━━━━━ Dataset records ━━━━━

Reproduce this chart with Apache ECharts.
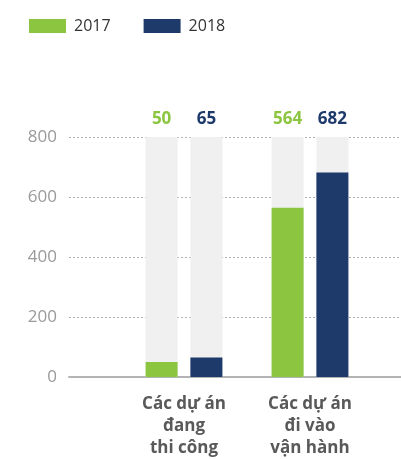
<!DOCTYPE html>
<html>
<head>
<meta charset="utf-8">
<script src="https://cdn.jsdelivr.net/npm/echarts@6/dist/echarts.min.js"></script>
<style>
  html, body { margin: 0; padding: 0; background: #fff; }
  #chart { width: 401px; height: 459px; }
</style>
</head>
<body>
<div id="chart"></div>
<script>
// Project counts by status, 2017 vs 2018
const categories = ['Các dự án\nđang\nthi công', 'Các dự án\nđi vào\nvận hành'];
const seriesNames = ['2017', '2018'];
const values2017 = [50, 564];
const values2018 = [65, 682];
const yTicks = [0, 200, 400, 600, 800];

const GREEN = '#8cc540';
const NAVY = '#1d3a6b';
const FONT = '"Open Sans", "Noto Sans", sans-serif';
const yMax = yTicks[yTicks.length - 1];
const yStep = yTicks[1] - yTicks[0];

// Value tags sit just above the top of the value axis, centred on each bar
function valueTags(values, color) {
  return {
    symbol: 'circle',
    symbolSize: 1,
    itemStyle: { color: 'rgba(0,0,0,0)' },
    label: {
      show: true,
      position: 'top',
      distance: 9,
      formatter: '{c}',
      color: color,
      fontFamily: FONT,
      fontWeight: 'bold',
      fontSize: 17
    },
    data: values.map((v, i) => ({ coord: [i, yMax], value: v }))
  };
}

function barSeries(name, values, color) {
  return {
    name: name,
    type: 'bar',
    xAxisIndex: 1,
    yAxisIndex: 1,
    data: values,
    barWidth: 32,
    barGap: '40%',
    itemStyle: { color: color },
    showBackground: true,
    backgroundStyle: { color: '#f0f0f0' },
    markPoint: valueTags(values, color)
  };
}

const chart = echarts.init(document.getElementById('chart'), null, { renderer: 'canvas' });
chart.setOption({
  animation: false,
  backgroundColor: '#ffffff',
  legend: {
    left: 24,
    top: 13,
    itemWidth: 37,
    itemHeight: 14,
    itemGap: 33,
    icon: 'rect',
    data: seriesNames,
    textStyle: { color: '#333', fontFamily: FONT, fontSize: 16, padding: [0, 0, 0, 3] }
  },
  grid: [
    { left: 69, right: 0, top: 137, bottom: 82 },
    { left: 121, right: 28, top: 137, bottom: 82 }
  ],
  xAxis: [
    {
      type: 'category',
      gridIndex: 0,
      data: [''],
      axisLine: { show: true, lineStyle: { color: '#b3b3b3', width: 2 } },
      axisTick: { show: false },
      axisLabel: { show: false }
    },
    {
      type: 'category',
      gridIndex: 1,
      data: categories,
      axisLine: { show: false },
      axisTick: { show: false },
      axisLabel: {
        margin: 16,
        color: '#595959',
        fontFamily: FONT,
        fontWeight: 'bold',
        fontSize: 17,
        lineHeight: 22
      }
    }
  ],
  yAxis: [
    {
      type: 'value',
      gridIndex: 0,
      min: 0,
      max: yMax,
      interval: yStep,
      axisLine: { show: false },
      axisTick: { show: false },
      axisLabel: { margin: 12, color: '#9a9a9a', fontFamily: FONT, fontSize: 17 },
      splitLine: { show: true, lineStyle: { color: '#b0b0b0', type: [2, 2], width: 1 } }
    },
    {
      type: 'value',
      gridIndex: 1,
      min: 0,
      max: yMax,
      interval: yStep,
      show: false,
      splitLine: { show: false }
    }
  ],
  series: [
    barSeries(seriesNames[0], values2017, GREEN),
    barSeries(seriesNames[1], values2018, NAVY)
  ]
});
</script>
</body>
</html>
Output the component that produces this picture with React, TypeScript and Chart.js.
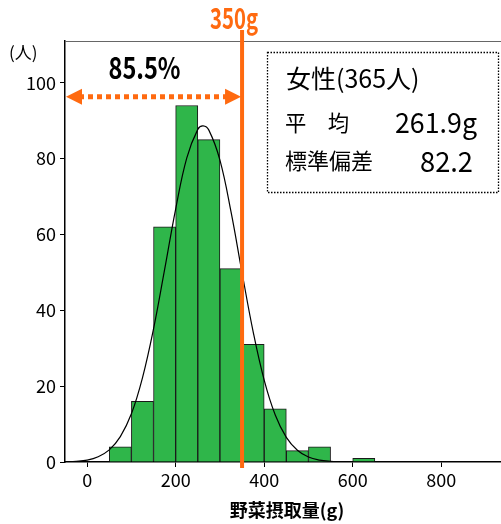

━━━━━

* Instruction:
Print each line of the material above exactly, with the pictures removed from your copy.

* Written answer:
Reproduce this chart with Apache ECharts.
<!DOCTYPE html>
<html>
<head>
<meta charset="utf-8">
<script src="https://cdn.jsdelivr.net/npm/echarts@6/dist/echarts.min.js"></script>
<style>
  html, body { margin: 0; padding: 0; background: #fff; }
  #chart { width: 401px; height: 459px; }
</style>
</head>
<body>
<div id="chart"></div>
<script>
// Project counts by status, 2017 vs 2018
const categories = ['Các dự án\nđang\nthi công', 'Các dự án\nđi vào\nvận hành'];
const seriesNames = ['2017', '2018'];
const values2017 = [50, 564];
const values2018 = [65, 682];
const yTicks = [0, 200, 400, 600, 800];

const GREEN = '#8cc540';
const NAVY = '#1d3a6b';
const FONT = '"Open Sans", "Noto Sans", sans-serif';
const yMax = yTicks[yTicks.length - 1];
const yStep = yTicks[1] - yTicks[0];

// Value tags sit just above the top of the value axis, centred on each bar
function valueTags(values, color) {
  return {
    symbol: 'circle',
    symbolSize: 1,
    itemStyle: { color: 'rgba(0,0,0,0)' },
    label: {
      show: true,
      position: 'top',
      distance: 9,
      formatter: '{c}',
      color: color,
      fontFamily: FONT,
      fontWeight: 'bold',
      fontSize: 17
    },
    data: values.map((v, i) => ({ coord: [i, yMax], value: v }))
  };
}

function barSeries(name, values, color) {
  return {
    name: name,
    type: 'bar',
    xAxisIndex: 1,
    yAxisIndex: 1,
    data: values,
    barWidth: 32,
    barGap: '40%',
    itemStyle: { color: color },
    showBackground: true,
    backgroundStyle: { color: '#f0f0f0' },
    markPoint: valueTags(values, color)
  };
}

const chart = echarts.init(document.getElementById('chart'), null, { renderer: 'canvas' });
chart.setOption({
  animation: false,
  backgroundColor: '#ffffff',
  legend: {
    left: 24,
    top: 13,
    itemWidth: 37,
    itemHeight: 14,
    itemGap: 33,
    icon: 'rect',
    data: seriesNames,
    textStyle: { color: '#333', fontFamily: FONT, fontSize: 16, padding: [0, 0, 0, 3] }
  },
  grid: [
    { left: 69, right: 0, top: 137, bottom: 82 },
    { left: 121, right: 28, top: 137, bottom: 82 }
  ],
  xAxis: [
    {
      type: 'category',
      gridIndex: 0,
      data: [''],
      axisLine: { show: true, lineStyle: { color: '#b3b3b3', width: 2 } },
      axisTick: { show: false },
      axisLabel: { show: false }
    },
    {
      type: 'category',
      gridIndex: 1,
      data: categories,
      axisLine: { show: false },
      axisTick: { show: false },
      axisLabel: {
        margin: 16,
        color: '#595959',
        fontFamily: FONT,
        fontWeight: 'bold',
        fontSize: 17,
        lineHeight: 22
      }
    }
  ],
  yAxis: [
    {
      type: 'value',
      gridIndex: 0,
      min: 0,
      max: yMax,
      interval: yStep,
      axisLine: { show: false },
      axisTick: { show: false },
      axisLabel: { margin: 12, color: '#9a9a9a', fontFamily: FONT, fontSize: 17 },
      splitLine: { show: true, lineStyle: { color: '#b0b0b0', type: [2, 2], width: 1 } }
    },
    {
      type: 'value',
      gridIndex: 1,
      min: 0,
      max: yMax,
      interval: yStep,
      show: false,
      splitLine: { show: false }
    }
  ],
  series: [
    barSeries(seriesNames[0], values2017, GREEN),
    barSeries(seriesNames[1], values2018, NAVY)
  ]
});
</script>
</body>
</html>
Output the component that produces this picture with React, TypeScript and Chart.js.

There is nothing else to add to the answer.